I nobili proprietari,
solo raramente si occupavano della conduzione del feudo preferendo piuttosto darlo
in gabella e godersi le rendite nelle splendide residenze e nella vita sfarzosa
di città.
Sicché,
generalmente, è Il gabellotto il dominus di quella comunità e ad esso risponde
il massaro che è la figura che
sovrintende alla conduzione ed amministrazione del fondo e di tutta l’attività
della masseria. Conduzione nella quale è affiancato dai campieri: gente di
stretta fiducia che garantiva il mantenimento dell’ordine e del controllo padronale
sulla vita e sulle attività del feudo. La forza lavoro era composta dai
contadini che vi prestavano la loro opera a vario titolo: mezzadri, salariati
fissi, stagionali, misaluri, jurnatari. Fondamentale la presenza delle figure
femminili che non solo disimpegnavano le tante incombenze domestiche essenziali
per la vita nella masseria, ma spesso condividevano anche la fatica del lavoro
nei campi.
La vita nella
masseria seguiva la stagionalità del ciclo produttivo della campagna e delle
sue attività, animandosi e popolandosi, in particolare, nei periodi della
raccolta.
All’insieme di
queste attività che vi si svolgevano e di figure che in essa operavano e
convivevano, corrispondeva una peculiare conformazione costruttiva della
masseria che, nella sua struttura più tipica, contemplava generalmente un ampio
caseggiato chiuso verso, l’esterno da un alto muro perimetrale che delimitava
un cortile interno centrale sul quale si affacciavano gli edifici adibiti ad
abitazione, a magazzini per i prodotti, gli attrezzi e le stalle.
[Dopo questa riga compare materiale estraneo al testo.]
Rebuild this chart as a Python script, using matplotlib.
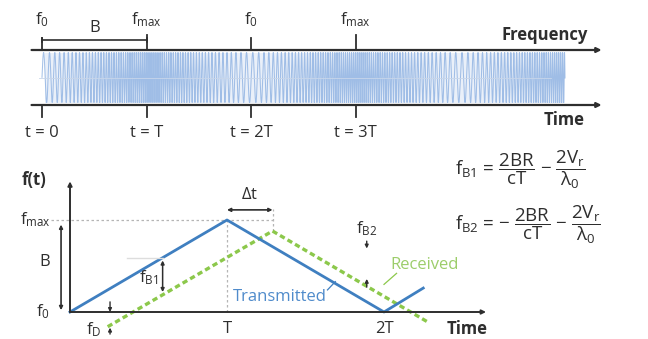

In qualche
caso, un secondo piano di costruzione ospitava le abitazioni del proprietario o
del gabellotto che, tuttavia, solo occasionalmente, in genere nei periodi di
raccolta, dimoravano in masseria.
La vita e le
attività nella masseria siciliana sono state narrate magistralmente dalla grande
letteratura siciliana del XIX secolo; per tutte, la Masseria di Margitello e la
sua tenuta che furono lo scenario delle malefatte del Marchese di Roccaverdina fino
al loro tragico epilogo o la masseria di Mangalavite, pupilla degli occhi di
mastro don Gesualdo che vi riparò famiglia e parentado per sottrarli all’epidemia
di colera che imperversò in Sicilia nel 1837.
In una masseria, Il
poeta e scrittore pietrino Giovanni Giarrizzo ambientò il suo dramma Un coccio di verità. In essa si
consumano le vicende narrate dall’autore e si muovono quegli stessi personaggi che,
così come nella realtà, animano la vita della masseria: i proprietari, i massari,
i contadini e le loro famiglie.
Uno degli episodi
più significativi del romanzo Piccola pretura (di Giuseppe Guido Lo Schiavo che fu Pretore a Barrafranca tra il
1921 ed il 1922) si svolge nella Masseria
del Conte che l’autore colloca in una contrada non discosta dai centri di Barrafranca
e Pietraperzia e così ne descrive la struttura “era una specie di fortilizio in mezzo alla bonifica: un alto muro di
cinta, grosso e spesso come un bastione, cingeva il vasto cortile. A levante si
apriva la porta, enorme, rinforzata da bande ferrate e da puntelli: unico
accesso controllato all’edificio. Agli altri tre lati erano addossati i
magazzini, la casa padronale, gli appartamenti dei guardiani, le scuderie, le
stalle. Feritoie occhieggiavano in alto, esternamente, dal chiuso recinto”.
La crisi del
modello produttivo del latifondo, al quale la masseria era intimamente legata, è
tra le cause del suo progressivo, inesorabile decadimento. Alcune di quelle
strutture, nel tempo, si sono convertite a
nuova vita adattandosi a ruoli e utilizzazioni differenti; più spesso hanno
subito l’onta del degrado e dell’abbandono.
In giro per il
nostro territorio ci si può imbattere in queste imponenti costruzioni; giganti
del passato, spesso malamente sopravvissuti ma pur sempre testimoni potenti e custodi
della nostra identità. A questa realtà le tavole disegnate da Armando Laurella vogliono
restituire il fascino della memoria e mostrarne una intensità di vita che solo
l’arte può sottrarre alla inesorabile usura del tempo.